- STATED TASK: Working from the top of the listing below, retype each line through the line containing "const cx = d => x(d) + x.bandwidth() / 2;", both included, with no pictures.

- DATA SEGMENT:
* * * * * * * * *

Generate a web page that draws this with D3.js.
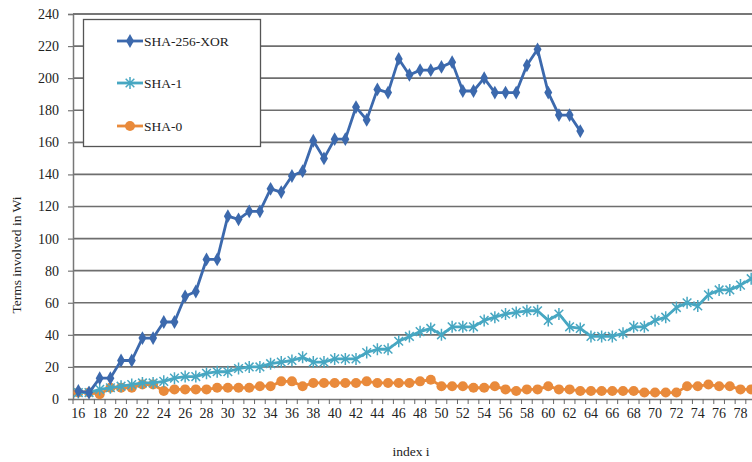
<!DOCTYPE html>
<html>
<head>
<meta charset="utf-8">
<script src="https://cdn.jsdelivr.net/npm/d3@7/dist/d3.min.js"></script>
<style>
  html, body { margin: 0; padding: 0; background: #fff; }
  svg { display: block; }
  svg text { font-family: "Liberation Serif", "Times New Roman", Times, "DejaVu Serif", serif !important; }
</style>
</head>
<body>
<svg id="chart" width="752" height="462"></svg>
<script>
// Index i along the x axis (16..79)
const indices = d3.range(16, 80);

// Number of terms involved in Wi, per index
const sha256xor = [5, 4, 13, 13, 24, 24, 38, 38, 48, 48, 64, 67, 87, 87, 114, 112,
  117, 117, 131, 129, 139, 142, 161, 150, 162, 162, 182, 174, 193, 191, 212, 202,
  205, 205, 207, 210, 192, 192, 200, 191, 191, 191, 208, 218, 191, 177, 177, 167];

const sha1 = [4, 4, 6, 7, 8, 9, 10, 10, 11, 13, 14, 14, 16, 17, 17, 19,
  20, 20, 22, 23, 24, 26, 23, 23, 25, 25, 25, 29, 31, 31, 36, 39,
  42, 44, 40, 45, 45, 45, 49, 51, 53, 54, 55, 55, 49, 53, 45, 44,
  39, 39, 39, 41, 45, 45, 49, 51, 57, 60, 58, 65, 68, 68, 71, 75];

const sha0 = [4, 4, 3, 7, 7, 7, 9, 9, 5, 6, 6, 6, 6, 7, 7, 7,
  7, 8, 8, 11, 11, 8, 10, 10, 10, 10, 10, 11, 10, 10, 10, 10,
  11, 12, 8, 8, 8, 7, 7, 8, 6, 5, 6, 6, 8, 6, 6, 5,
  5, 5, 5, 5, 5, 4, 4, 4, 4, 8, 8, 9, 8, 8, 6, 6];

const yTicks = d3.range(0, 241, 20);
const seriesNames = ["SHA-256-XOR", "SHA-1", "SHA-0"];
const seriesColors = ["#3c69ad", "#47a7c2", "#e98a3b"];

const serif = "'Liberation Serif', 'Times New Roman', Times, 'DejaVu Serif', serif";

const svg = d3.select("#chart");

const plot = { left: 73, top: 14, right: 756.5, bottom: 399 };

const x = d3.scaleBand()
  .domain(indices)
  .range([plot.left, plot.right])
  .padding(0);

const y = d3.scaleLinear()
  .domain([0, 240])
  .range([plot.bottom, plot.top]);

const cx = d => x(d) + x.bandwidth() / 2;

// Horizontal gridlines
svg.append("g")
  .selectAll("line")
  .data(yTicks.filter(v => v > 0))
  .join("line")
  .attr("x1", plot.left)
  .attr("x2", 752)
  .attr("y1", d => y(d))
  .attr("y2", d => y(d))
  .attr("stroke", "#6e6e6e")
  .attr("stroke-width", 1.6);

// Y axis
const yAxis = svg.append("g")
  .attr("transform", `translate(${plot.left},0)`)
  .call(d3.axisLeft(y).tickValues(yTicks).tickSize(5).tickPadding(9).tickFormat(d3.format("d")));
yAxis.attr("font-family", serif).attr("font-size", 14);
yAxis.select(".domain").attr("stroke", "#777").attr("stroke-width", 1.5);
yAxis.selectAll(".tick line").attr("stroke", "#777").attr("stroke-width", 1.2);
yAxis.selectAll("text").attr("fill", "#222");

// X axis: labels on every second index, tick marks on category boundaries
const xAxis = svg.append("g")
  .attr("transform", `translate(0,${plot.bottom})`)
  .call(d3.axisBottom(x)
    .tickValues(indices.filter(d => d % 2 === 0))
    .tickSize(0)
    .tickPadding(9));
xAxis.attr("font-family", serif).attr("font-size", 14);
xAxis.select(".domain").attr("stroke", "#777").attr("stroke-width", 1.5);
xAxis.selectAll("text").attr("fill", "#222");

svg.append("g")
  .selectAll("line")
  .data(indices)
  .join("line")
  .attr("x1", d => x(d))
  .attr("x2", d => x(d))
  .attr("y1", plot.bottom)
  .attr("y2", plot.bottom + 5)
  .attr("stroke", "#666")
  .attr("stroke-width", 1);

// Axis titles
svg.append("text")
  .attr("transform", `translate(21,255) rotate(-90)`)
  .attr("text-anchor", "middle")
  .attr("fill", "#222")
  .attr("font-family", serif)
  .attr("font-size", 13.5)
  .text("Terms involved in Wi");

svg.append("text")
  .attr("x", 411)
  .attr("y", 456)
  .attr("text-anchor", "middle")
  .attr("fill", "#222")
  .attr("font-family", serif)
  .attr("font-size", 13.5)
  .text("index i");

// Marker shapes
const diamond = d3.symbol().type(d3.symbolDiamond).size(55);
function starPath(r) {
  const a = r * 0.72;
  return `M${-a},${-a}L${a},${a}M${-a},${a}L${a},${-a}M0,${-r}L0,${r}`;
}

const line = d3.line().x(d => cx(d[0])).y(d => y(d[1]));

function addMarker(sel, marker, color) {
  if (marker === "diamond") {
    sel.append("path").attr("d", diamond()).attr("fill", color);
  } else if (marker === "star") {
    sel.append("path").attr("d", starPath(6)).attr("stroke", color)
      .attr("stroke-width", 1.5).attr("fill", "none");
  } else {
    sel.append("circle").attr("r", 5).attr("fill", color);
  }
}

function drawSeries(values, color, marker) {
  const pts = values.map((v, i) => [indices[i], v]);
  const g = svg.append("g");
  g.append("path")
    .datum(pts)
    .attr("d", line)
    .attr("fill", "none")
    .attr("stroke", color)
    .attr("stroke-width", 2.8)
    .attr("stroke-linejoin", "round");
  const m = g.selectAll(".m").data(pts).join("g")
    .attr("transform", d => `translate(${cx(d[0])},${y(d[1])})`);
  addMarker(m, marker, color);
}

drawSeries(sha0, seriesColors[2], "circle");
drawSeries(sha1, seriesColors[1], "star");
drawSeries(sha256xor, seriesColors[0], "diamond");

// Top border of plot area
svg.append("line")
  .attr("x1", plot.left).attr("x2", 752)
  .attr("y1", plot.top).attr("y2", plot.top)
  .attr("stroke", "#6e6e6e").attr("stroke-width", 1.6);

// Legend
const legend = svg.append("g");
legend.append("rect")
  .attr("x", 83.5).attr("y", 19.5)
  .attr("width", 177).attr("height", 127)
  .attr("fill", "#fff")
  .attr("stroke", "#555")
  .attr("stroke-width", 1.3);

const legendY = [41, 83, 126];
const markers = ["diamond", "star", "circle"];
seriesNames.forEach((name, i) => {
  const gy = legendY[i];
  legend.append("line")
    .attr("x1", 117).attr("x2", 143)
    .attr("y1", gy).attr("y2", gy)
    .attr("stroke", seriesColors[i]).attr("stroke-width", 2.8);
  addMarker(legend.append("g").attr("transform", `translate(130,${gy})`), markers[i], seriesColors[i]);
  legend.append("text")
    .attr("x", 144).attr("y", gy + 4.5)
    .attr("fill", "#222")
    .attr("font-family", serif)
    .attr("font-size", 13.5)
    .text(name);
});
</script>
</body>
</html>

* * * * * * * * *

- WRITTEN ANSWER:
Generate a web page that draws this with D3.js.
<!DOCTYPE html>
<html>
<head>
<meta charset="utf-8">
<script src="https://cdn.jsdelivr.net/npm/d3@7/dist/d3.min.js"></script>
<style>
  html, body { margin: 0; padding: 0; background: #fff; }
  svg { display: block; }
  svg text { font-family: "Liberation Serif", "Times New Roman", Times, "DejaVu Serif", serif !important; }
</style>
</head>
<body>
<svg id="chart" width="752" height="462"></svg>
<script>
// Index i along the x axis (16..79)
const indices = d3.range(16, 80);

// Number of terms involved in Wi, per index
const sha256xor = [5, 4, 13, 13, 24, 24, 38, 38, 48, 48, 64, 67, 87, 87, 114, 112,
  117, 117, 131, 129, 139, 142, 161, 150, 162, 162, 182, 174, 193, 191, 212, 202,
  205, 205, 207, 210, 192, 192, 200, 191, 191, 191, 208, 218, 191, 177, 177, 167];

const sha1 = [4, 4, 6, 7, 8, 9, 10, 10, 11, 13, 14, 14, 16, 17, 17, 19,
  20, 20, 22, 23, 24, 26, 23, 23, 25, 25, 25, 29, 31, 31, 36, 39,
  42, 44, 40, 45, 45, 45, 49, 51, 53, 54, 55, 55, 49, 53, 45, 44,
  39, 39, 39, 41, 45, 45, 49, 51, 57, 60, 58, 65, 68, 68, 71, 75];

const sha0 = [4, 4, 3, 7, 7, 7, 9, 9, 5, 6, 6, 6, 6, 7, 7, 7,
  7, 8, 8, 11, 11, 8, 10, 10, 10, 10, 10, 11, 10, 10, 10, 10,
  11, 12, 8, 8, 8, 7, 7, 8, 6, 5, 6, 6, 8, 6, 6, 5,
  5, 5, 5, 5, 5, 4, 4, 4, 4, 8, 8, 9, 8, 8, 6, 6];

const yTicks = d3.range(0, 241, 20);
const seriesNames = ["SHA-256-XOR", "SHA-1", "SHA-0"];
const seriesColors = ["#3c69ad", "#47a7c2", "#e98a3b"];

const serif = "'Liberation Serif', 'Times New Roman', Times, 'DejaVu Serif', serif";

const svg = d3.select("#chart");

const plot = { left: 73, top: 14, right: 756.5, bottom: 399 };

const x = d3.scaleBand()
  .domain(indices)
  .range([plot.left, plot.right])
  .padding(0);

const y = d3.scaleLinear()
  .domain([0, 240])
  .range([plot.bottom, plot.top]);

const cx = d => x(d) + x.bandwidth() / 2;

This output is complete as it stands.